* _What you need to do_:
Using the material below, print a verbatim copy of every line from the one containing "Write a Python" through the one containing "import plotly.graph_objects as go", inclusive, and omit the pictures.

#### Records shown

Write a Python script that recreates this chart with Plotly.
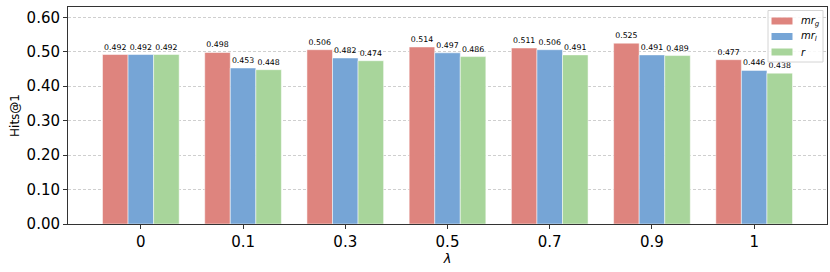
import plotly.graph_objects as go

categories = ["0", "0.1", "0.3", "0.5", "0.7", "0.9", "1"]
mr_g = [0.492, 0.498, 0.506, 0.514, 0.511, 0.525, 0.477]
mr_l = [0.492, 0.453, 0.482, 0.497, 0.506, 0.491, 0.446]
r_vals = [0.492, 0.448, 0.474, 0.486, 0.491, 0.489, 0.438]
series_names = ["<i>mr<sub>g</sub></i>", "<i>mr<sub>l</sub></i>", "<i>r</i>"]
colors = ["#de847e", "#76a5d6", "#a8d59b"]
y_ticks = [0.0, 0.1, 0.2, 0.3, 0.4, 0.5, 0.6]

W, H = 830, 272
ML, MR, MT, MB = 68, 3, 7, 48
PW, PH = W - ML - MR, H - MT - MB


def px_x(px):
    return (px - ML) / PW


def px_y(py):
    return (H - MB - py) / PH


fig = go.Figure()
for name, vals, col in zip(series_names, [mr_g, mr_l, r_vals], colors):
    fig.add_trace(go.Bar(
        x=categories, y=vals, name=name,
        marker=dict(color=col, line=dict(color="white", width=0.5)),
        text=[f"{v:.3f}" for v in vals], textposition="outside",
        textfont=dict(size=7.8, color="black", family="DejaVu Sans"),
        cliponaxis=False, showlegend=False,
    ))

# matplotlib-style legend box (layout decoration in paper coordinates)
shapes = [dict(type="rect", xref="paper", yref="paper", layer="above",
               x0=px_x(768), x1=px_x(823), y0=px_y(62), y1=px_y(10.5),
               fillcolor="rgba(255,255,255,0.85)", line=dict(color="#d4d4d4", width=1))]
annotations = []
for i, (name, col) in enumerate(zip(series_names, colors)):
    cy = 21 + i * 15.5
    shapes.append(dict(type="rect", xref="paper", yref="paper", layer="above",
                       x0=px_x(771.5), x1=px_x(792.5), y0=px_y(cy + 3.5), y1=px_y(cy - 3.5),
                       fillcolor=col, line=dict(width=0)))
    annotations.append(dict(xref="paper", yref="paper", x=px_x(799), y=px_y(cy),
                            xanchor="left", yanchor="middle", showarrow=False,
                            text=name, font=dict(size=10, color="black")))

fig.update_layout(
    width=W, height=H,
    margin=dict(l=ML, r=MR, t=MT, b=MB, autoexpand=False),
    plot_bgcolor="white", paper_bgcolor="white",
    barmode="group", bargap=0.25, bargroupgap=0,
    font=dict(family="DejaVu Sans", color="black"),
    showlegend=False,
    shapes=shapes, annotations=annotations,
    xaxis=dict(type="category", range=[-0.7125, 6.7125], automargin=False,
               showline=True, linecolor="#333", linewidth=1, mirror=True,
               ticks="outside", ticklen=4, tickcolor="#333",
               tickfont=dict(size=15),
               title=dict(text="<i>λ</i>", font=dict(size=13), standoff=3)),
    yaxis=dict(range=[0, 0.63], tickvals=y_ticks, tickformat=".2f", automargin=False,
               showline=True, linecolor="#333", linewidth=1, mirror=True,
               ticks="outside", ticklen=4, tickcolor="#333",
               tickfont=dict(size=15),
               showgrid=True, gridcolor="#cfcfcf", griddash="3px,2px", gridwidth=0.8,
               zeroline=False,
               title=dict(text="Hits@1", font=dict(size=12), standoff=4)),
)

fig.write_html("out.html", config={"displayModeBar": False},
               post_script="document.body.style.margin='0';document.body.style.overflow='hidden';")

########
#### Records shown

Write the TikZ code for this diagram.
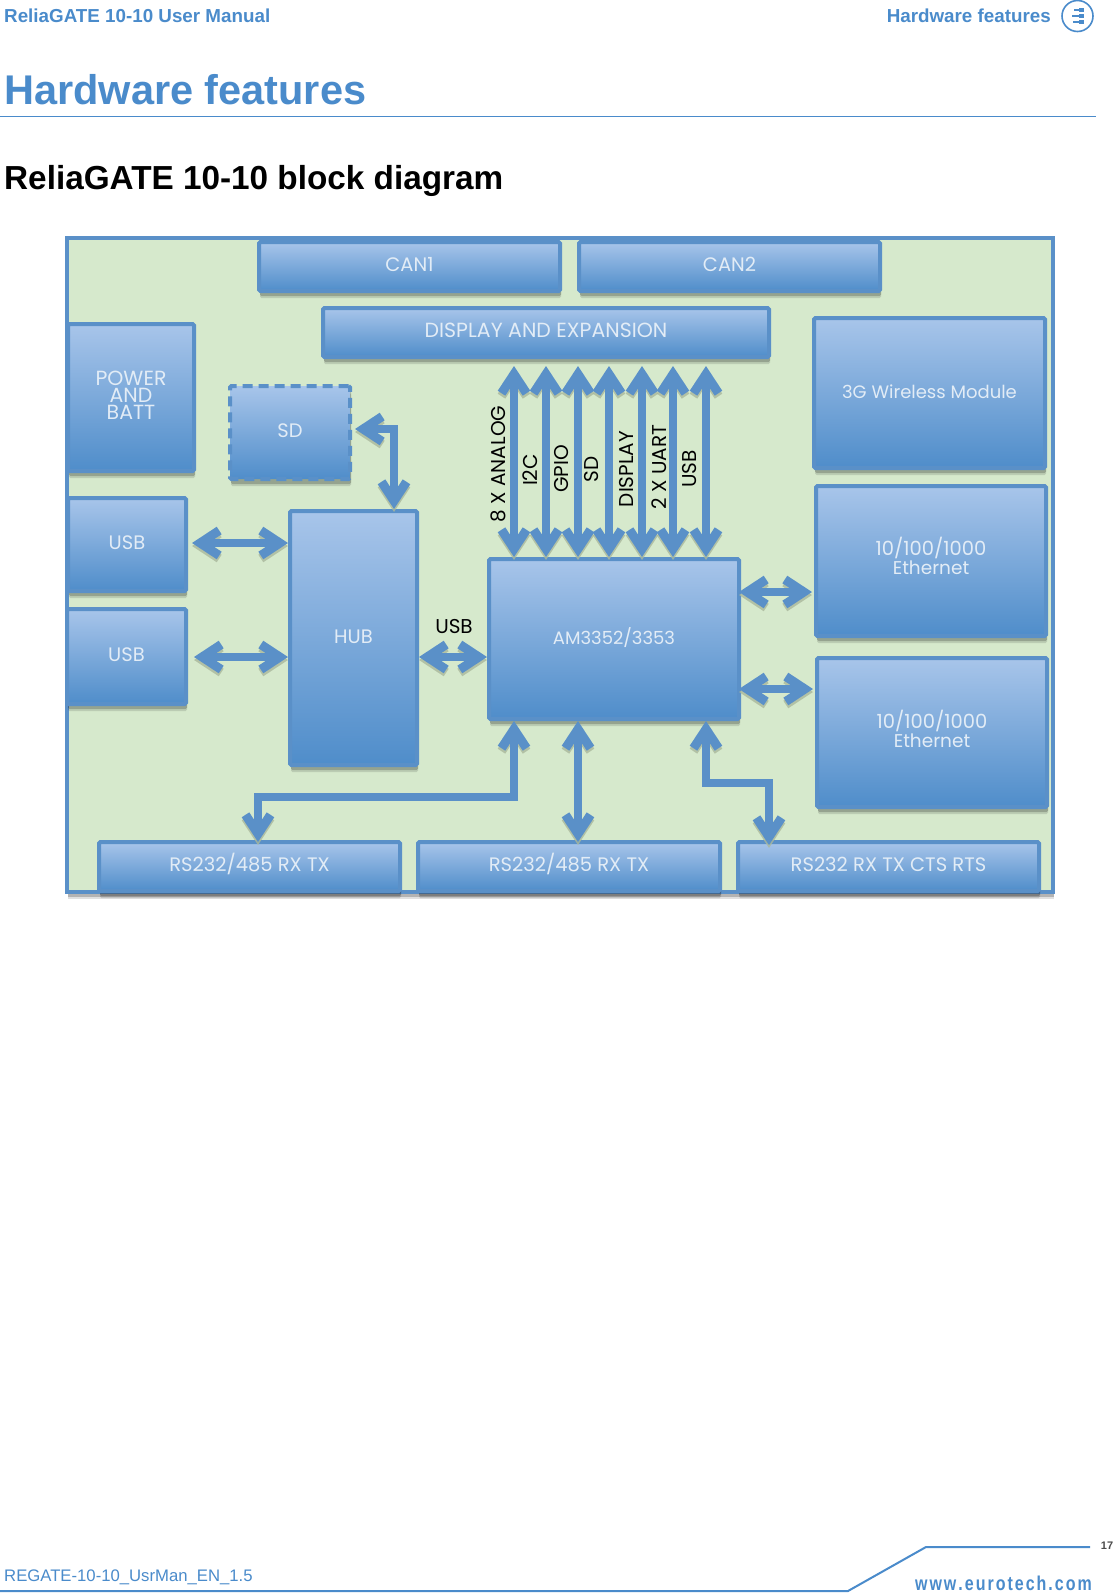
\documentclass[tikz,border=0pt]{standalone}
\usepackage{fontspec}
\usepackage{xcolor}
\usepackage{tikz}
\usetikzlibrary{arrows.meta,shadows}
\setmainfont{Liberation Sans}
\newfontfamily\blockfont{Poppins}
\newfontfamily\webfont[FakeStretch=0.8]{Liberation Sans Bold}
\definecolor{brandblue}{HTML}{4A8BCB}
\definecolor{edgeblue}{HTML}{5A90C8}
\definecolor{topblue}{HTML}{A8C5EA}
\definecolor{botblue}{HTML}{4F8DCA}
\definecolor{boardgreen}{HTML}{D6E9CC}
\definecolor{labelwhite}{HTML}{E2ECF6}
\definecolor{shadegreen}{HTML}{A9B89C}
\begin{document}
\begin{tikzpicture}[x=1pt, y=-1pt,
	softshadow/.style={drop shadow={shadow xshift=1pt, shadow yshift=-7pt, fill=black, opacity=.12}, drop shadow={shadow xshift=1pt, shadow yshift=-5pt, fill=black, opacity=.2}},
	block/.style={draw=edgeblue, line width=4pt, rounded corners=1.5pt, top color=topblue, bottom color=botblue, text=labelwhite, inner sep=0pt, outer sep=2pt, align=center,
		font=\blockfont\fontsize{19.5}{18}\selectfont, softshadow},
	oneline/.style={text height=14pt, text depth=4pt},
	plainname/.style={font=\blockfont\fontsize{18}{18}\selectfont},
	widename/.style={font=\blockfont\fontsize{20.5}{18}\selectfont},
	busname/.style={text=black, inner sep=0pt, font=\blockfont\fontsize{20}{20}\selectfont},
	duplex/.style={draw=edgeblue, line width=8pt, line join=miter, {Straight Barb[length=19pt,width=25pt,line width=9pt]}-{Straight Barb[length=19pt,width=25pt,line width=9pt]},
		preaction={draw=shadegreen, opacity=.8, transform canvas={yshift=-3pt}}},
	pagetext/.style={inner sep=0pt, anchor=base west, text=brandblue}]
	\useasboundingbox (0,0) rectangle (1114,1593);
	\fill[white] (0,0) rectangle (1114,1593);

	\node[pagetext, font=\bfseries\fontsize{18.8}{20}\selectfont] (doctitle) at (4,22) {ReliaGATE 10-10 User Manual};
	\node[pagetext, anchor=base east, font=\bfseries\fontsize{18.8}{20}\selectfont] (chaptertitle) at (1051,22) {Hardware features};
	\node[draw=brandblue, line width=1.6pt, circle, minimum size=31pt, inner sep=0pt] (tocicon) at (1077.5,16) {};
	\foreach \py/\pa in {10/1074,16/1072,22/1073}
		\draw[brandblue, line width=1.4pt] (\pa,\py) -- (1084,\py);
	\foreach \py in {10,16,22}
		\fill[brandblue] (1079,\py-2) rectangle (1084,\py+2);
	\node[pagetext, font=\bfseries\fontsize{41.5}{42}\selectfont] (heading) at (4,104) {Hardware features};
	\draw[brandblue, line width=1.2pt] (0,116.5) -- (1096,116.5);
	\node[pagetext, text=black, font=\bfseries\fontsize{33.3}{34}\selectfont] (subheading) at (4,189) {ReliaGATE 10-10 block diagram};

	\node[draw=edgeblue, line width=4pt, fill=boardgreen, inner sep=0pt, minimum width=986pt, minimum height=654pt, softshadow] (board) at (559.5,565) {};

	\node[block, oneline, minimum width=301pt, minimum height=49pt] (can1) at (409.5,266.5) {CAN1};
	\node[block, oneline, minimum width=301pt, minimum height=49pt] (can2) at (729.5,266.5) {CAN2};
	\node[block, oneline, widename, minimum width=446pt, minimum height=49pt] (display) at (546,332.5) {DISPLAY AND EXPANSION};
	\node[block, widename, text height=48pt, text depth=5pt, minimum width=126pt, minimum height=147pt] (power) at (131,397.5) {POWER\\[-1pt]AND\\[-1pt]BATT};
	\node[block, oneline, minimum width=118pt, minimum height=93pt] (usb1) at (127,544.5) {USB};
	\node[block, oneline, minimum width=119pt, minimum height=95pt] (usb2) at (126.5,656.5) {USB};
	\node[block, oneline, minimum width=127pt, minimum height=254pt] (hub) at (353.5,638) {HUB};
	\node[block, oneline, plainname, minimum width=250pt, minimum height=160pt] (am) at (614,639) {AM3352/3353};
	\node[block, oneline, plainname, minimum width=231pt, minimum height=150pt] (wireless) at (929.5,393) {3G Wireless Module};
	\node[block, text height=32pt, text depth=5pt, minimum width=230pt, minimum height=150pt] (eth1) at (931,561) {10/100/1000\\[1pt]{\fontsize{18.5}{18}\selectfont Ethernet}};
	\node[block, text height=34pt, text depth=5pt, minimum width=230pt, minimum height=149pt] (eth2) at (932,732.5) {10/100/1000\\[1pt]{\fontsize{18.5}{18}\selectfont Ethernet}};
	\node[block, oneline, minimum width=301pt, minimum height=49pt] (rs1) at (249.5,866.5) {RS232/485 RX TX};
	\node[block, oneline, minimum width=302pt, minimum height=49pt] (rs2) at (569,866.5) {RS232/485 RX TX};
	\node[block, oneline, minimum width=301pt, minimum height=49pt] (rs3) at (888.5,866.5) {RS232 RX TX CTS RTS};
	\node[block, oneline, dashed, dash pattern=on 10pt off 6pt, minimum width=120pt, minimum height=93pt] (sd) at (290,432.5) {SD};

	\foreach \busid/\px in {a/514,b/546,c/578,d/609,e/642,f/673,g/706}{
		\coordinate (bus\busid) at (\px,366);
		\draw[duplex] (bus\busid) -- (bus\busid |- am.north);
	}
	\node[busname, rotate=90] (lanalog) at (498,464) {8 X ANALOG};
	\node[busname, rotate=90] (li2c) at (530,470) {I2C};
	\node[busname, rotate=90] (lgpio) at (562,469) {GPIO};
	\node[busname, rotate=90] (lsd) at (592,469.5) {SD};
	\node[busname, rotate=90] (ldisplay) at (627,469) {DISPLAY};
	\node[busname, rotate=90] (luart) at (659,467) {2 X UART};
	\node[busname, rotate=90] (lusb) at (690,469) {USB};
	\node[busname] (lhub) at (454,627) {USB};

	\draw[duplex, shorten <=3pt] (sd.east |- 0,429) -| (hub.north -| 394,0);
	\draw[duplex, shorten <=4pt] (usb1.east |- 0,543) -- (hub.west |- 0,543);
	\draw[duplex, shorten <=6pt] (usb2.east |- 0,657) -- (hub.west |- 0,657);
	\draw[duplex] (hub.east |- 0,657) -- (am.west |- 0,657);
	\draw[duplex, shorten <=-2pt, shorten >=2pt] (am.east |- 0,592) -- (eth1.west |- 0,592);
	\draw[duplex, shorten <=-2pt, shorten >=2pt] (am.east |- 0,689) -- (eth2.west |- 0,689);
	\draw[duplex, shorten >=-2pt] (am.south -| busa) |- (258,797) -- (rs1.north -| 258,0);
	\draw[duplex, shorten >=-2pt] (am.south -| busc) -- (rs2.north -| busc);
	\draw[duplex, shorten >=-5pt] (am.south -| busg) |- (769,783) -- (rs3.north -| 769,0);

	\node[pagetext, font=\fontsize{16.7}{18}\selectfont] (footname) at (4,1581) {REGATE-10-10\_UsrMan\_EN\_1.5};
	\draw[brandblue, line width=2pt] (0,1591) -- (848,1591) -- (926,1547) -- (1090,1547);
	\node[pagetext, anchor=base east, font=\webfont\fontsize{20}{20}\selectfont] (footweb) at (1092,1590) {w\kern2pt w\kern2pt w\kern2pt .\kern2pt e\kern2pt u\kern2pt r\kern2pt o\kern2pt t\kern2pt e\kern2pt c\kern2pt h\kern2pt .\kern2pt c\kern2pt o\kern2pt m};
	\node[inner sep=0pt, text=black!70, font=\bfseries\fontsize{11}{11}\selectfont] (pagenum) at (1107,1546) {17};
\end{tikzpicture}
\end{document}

########

* _Exercise result_:
Write a Python script that recreates this chart with Plotly.
import plotly.graph_objects as go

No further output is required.